What needs to be done: Reproduce, character for character, the lines below from the first through the one with "392700, 587000, 877000];". Leave pictures out.

Source data:
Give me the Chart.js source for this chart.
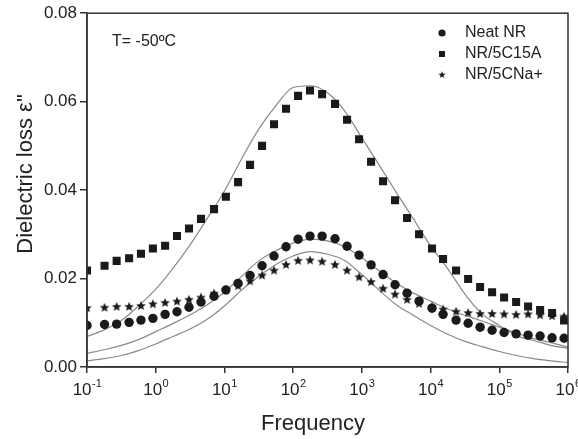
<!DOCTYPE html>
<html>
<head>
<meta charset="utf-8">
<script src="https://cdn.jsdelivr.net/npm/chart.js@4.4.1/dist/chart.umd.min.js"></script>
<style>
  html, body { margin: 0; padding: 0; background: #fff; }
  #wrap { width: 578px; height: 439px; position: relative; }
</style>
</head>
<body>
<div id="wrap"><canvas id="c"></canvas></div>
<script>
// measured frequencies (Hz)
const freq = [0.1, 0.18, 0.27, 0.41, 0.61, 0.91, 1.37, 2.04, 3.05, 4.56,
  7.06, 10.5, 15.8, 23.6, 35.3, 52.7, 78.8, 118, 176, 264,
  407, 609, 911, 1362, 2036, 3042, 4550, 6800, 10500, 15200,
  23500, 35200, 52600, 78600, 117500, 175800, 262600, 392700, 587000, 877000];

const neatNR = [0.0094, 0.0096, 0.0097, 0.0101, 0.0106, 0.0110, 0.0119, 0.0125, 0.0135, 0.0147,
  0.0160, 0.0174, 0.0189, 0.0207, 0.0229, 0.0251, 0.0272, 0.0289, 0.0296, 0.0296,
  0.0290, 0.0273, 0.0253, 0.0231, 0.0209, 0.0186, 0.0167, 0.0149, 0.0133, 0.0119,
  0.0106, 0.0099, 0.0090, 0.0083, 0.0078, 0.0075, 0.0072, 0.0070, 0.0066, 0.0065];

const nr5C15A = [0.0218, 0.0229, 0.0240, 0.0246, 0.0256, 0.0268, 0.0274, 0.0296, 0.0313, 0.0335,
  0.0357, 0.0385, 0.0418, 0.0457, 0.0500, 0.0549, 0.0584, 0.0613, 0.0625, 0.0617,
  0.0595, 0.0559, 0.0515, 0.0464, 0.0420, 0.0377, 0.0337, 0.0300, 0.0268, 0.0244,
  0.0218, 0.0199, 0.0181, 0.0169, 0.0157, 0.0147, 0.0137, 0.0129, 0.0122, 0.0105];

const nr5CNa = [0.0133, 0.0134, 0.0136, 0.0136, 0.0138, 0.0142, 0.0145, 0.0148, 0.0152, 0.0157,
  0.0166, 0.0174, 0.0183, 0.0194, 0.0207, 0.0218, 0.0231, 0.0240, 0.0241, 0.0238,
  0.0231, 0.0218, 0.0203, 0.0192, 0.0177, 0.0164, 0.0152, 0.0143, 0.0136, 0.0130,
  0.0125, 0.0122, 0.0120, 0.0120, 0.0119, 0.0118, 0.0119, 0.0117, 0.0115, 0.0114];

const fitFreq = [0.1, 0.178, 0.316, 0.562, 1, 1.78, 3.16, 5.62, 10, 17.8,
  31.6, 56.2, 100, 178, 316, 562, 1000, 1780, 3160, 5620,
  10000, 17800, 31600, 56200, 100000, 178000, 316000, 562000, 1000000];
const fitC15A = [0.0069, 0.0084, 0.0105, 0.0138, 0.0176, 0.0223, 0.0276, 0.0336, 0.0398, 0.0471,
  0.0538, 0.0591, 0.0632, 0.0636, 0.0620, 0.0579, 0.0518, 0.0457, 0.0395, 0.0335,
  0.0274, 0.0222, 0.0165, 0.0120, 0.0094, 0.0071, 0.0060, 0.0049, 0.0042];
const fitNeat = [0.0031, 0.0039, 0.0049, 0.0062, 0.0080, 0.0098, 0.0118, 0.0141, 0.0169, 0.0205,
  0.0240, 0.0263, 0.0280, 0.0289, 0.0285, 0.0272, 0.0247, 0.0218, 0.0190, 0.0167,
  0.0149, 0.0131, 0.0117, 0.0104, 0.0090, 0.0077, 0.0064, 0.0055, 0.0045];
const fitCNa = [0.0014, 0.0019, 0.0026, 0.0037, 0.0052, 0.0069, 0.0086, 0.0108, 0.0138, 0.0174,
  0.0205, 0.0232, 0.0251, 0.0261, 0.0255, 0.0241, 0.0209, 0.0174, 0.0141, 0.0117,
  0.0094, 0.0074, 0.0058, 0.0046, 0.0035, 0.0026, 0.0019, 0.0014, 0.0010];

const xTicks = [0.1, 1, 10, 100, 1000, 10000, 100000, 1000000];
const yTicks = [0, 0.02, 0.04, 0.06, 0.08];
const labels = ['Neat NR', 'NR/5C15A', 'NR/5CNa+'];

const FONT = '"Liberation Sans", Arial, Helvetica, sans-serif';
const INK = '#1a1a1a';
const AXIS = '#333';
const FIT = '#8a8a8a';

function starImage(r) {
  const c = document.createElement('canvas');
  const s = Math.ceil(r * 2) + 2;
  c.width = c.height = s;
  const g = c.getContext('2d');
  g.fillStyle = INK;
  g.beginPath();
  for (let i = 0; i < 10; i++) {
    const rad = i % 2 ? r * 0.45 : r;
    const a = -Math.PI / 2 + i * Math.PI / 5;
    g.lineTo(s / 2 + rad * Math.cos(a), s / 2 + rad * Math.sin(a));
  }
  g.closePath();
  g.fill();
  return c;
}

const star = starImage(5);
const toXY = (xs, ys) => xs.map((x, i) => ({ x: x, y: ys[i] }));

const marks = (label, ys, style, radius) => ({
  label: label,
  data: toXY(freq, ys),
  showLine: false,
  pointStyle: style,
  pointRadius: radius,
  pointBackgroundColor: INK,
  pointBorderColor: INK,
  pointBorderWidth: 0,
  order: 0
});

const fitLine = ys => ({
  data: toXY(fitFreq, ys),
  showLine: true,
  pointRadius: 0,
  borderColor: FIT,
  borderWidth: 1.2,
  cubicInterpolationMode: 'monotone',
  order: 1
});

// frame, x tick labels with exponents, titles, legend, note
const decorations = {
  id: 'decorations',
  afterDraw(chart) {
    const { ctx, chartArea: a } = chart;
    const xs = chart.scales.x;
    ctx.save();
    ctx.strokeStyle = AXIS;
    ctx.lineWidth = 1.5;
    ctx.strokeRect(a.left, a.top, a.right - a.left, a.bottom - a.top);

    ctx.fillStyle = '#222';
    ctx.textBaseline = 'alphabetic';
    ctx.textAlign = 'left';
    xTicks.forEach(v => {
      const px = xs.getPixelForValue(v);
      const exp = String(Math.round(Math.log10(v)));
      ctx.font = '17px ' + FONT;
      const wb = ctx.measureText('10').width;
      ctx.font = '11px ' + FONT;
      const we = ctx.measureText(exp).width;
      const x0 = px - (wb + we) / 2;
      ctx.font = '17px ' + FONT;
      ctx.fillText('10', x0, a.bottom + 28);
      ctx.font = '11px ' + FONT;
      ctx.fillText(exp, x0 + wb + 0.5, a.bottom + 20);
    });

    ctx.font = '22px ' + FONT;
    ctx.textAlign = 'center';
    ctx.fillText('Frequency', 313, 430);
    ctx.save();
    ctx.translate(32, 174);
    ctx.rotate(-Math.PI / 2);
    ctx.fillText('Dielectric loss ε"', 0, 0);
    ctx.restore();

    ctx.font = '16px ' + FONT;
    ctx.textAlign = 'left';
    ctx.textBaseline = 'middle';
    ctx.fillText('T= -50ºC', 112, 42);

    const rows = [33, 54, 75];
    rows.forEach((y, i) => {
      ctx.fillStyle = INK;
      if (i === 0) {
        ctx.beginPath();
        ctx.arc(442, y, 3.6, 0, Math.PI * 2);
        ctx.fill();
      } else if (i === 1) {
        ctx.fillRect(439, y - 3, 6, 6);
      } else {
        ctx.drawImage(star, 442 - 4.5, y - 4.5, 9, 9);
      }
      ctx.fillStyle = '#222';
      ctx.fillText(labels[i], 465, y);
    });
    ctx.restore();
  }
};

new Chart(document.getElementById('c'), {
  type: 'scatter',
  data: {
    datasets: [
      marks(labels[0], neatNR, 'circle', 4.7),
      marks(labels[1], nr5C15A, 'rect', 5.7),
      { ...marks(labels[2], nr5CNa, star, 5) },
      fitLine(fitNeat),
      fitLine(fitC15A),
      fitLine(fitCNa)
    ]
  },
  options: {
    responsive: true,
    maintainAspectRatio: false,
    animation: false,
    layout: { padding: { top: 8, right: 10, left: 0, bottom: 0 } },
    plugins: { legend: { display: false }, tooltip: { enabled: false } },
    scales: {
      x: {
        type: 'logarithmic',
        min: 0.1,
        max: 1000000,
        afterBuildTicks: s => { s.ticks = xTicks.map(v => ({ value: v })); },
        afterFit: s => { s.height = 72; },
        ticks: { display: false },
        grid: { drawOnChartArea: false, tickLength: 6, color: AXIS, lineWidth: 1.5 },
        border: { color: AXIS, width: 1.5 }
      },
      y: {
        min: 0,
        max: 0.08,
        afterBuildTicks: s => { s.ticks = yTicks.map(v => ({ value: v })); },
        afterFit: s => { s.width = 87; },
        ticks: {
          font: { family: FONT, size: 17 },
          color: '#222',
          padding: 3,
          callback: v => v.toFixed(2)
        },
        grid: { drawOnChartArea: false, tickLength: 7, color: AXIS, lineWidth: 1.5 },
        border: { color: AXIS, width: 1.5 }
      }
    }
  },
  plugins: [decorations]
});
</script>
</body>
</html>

Response:
Give me the Chart.js source for this chart.
<!DOCTYPE html>
<html>
<head>
<meta charset="utf-8">
<script src="https://cdn.jsdelivr.net/npm/chart.js@4.4.1/dist/chart.umd.min.js"></script>
<style>
  html, body { margin: 0; padding: 0; background: #fff; }
  #wrap { width: 578px; height: 439px; position: relative; }
</style>
</head>
<body>
<div id="wrap"><canvas id="c"></canvas></div>
<script>
// measured frequencies (Hz)
const freq = [0.1, 0.18, 0.27, 0.41, 0.61, 0.91, 1.37, 2.04, 3.05, 4.56,
  7.06, 10.5, 15.8, 23.6, 35.3, 52.7, 78.8, 118, 176, 264,
  407, 609, 911, 1362, 2036, 3042, 4550, 6800, 10500, 15200,
  23500, 35200, 52600, 78600, 117500, 175800, 262600, 392700, 587000, 877000];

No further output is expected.